Question

Equations with the Dependent Variable Missing. For a scond order differential equation of the form \(y^{\prime \prime}=f\left(t, y^{\prime}\right),\) the substitution \(v=y^{\prime}, v^{\prime}=y^{\prime \prime}\) leads to a first order equation of the form \(v^{\prime}=f(t, v)\). If this equation can be solved for \(v\), then \(y\) can be obtained by integrating \(d y / d t=v .\) Note that one arbitrary constant is obtained in solving the first order equation for \(v,\) and a second is introduced in the integration for \(y\). In each of Problems 28 through 33 use this substitution to solve the given equation. $$ y^{\prime \prime}+y^{\prime}=e^{-t} $$

Short answer

To solve the given second-order differential equation, we first transformed it into a first-order differential equation by substituting v for y' and v' for y''. We then solved the first-order differential equation to find v and integrated v with respect to t to find y. The final solution is: $$ y(t) = -(t+C_1)e^{-t} - e^{-t} + C_2 $$ where \(C_1\) and \(C_2\) are arbitrary constants.

Step-by-step solution

Substituting v and v' for y' and y'' respectively

Given the second order differential equation: $$ y^{\prime\prime} + y^{\prime} = e^{-t} $$ Let's make the substitution \(v = y^{\prime}\), and \(v^{\prime} = y^{\prime\prime}\). The given equation becomes: $$ v^{\prime} + v = e^{-t} $$ Now we have a first-order differential equation in terms of \(v\) and \(t\).
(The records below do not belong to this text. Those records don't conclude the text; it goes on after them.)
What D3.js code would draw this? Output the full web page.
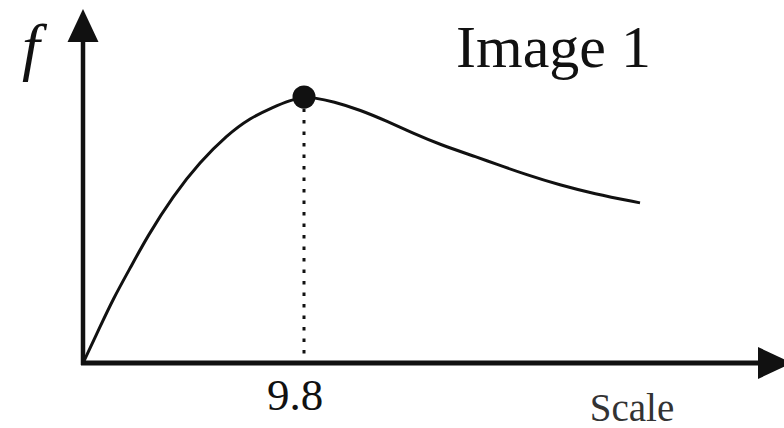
<!DOCTYPE html>
<html>
<head>
<meta charset="utf-8">
<script src="https://cdn.jsdelivr.net/npm/d3@7"></script>
</head>
<body style="margin:0;padding:0;background:#fff">
<svg id="chart" width="784" height="428" style="display:block"></svg>
<script>
// ---- data ----
const scaleValues = [0, 0.75, 1.33, 2.08, 2.84, 3.99, 5.19, 6.39, 7.41, 8.43, 9.18, 9.8,
  10.2, 11.1, 12.3, 13.5, 14.6, 15.8, 17.6, 18.18, 19.69, 21.15, 22.62, 24.7];
const fValues = [0, 0.135, 0.24, 0.355, 0.474, 0.628, 0.756, 0.857, 0.921, 0.962, 0.988, 1.0,
  0.998, 0.983, 0.951, 0.908, 0.865, 0.822, 0.77, 0.752, 0.707, 0.669, 0.637, 0.602];
const peakScale = [9.8];
const peakF = [1.0];
const tickLabels = ["9.8"];
const xAxisTitle = "Scale";
const yAxisTitle = "f";
const chartTitle = "Image 1";

// ---- layout ----
const svg = d3.select("#chart");
const ink = "#111";
const serif = "'Liberation Serif'";
const x = d3.scaleLinear().domain([0, 9.8]).range([83, 304]);
const y = d3.scaleLinear().domain([0, 1]).range([363, 97]);

const x0 = x(0), y0 = y(0);

// axes
svg.append("line").attr("x1", x0 - 2).attr("y1", y0).attr("x2", 762).attr("y2", y0)
  .attr("stroke", ink).attr("stroke-width", 5);
svg.append("line").attr("x1", x0).attr("y1", y0 + 2).attr("x2", x0).attr("y2", 38)
  .attr("stroke", ink).attr("stroke-width", 4.5);
// arrowheads
svg.append("path").attr("d", `M758,${y0 - 16} L792,${y0} L758,${y0 + 16} Z`).attr("fill", ink);
svg.append("path").attr("d", `M${x0 - 15.5},42 L${x0},9 L${x0 + 15.5},42 Z`).attr("fill", ink);

// dashed drop line
svg.append("line")
  .attr("x1", x(peakScale[0])).attr("x2", x(peakScale[0]))
  .attr("y1", y(peakF[0])).attr("y2", y0 - 2)
  .attr("stroke", ink).attr("stroke-width", 3)
  .attr("stroke-dasharray", "3.5,8");

// curve
const pts = scaleValues.map((s, i) => [s, fValues[i]]);
const line = d3.line().x(d => x(d[0])).y(d => y(d[1])).curve(d3.curveBasis);
svg.append("path").datum(pts).attr("d", line)
  .attr("fill", "none").attr("stroke", ink).attr("stroke-width", 3);

// peak dot
svg.selectAll("circle.peak").data(peakScale).enter().append("circle")
  .attr("cx", d => x(d)).attr("cy", (d, i) => y(peakF[i])).attr("r", 11.5).attr("fill", ink);

// tick label
svg.selectAll("text.tick").data(tickLabels).enter().append("text")
  .attr("x", (d, i) => x(peakScale[i]) - 9).attr("y", 410)
  .attr("text-anchor", "middle")
  .style("font-family", serif)
  .attr("font-size", 45).attr("fill", ink).text(d => d);

// axis titles
svg.append("text").attr("x", 632).attr("y", 421).attr("text-anchor", "middle")
  .style("font-family", serif)
  .attr("font-size", 39).attr("fill", "#333").text(xAxisTitle);
svg.append("text").attr("x", 22).attr("y", 68)
  .style("font-family", serif)
  .attr("font-style", "italic")
  .attr("font-size", 64).attr("fill", ink).text(yAxisTitle);

// title
svg.append("text").attr("x", 456).attr("y", 67)
  .style("font-family", serif)
  .attr("font-size", 60).attr("fill", ink).text(chartTitle);
</script>
</body>
</html>
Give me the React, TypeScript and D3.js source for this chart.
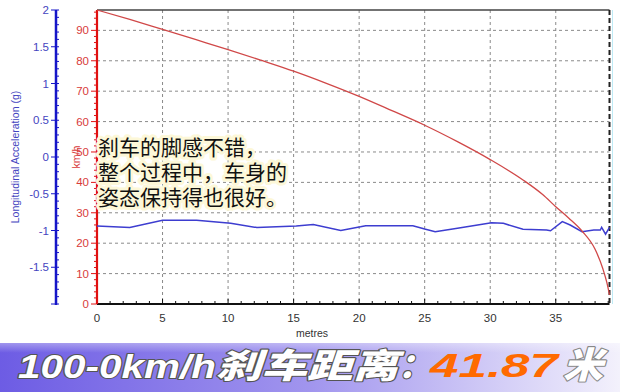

Solve the first-order differential equation for v

The first-order differential equation in terms of \(v\) and \(t\) is: $$ v^{\prime} + v = e^{-t} $$ This is a first-order linear differential equation. To solve it, we need to find an integrating factor. The integrating factor \(I(t)\) for this equation is given by: $$ I(t) = \exp\left(\int 1 \, dt \right) = e^{t} $$ Now, multiply the equation by the integrating factor: $$ e^t v^{\prime} + e^t v = e^{-t} e^t $$ $$ \frac{d}{dt}\left(e^t v\right) = 1 $$ Now, integrate both sides with respect to t: $$ \int\frac{d}{dt}\left( e^t v\right) dt = \int 1 dt $$ $$ e^t v = t + C_1 $$ Now, isolate \(v\): $$ v = e^{-t}(t + C_1) $$

Integrate v to find y

Recall that \(v = y^{\prime}\). So now we need to integrate \(v\) with respect to \(t\) to find \(y\): $$ y^{\prime} = e^{-t}(t + C_1) $$ $$ y(t) = \int e^{-t}(t + C_1) dt $$ To integrate this expression, we can use integration by parts, let: $$ u = t + C_1,\ dv = e^{-t} dt \\ du = dt,\ v = -e^{-t} $$ Applying integration by parts formula (\(\int u dv = uv - \int v du\)), we get $$ y(t) = -(t+C_1)e^{-t} + \int e^{-t} dt $$ $$ y(t) = -(t+C_1)e^{-t} - e^{-t} + C_2 $$ Therefore, the solution to the original second-order differential equation is: $$ y(t) = -(t+C_1)e^{-t} - e^{-t} + C_2 $$ where \(C_1\) and \(C_2\) are arbitrary constants.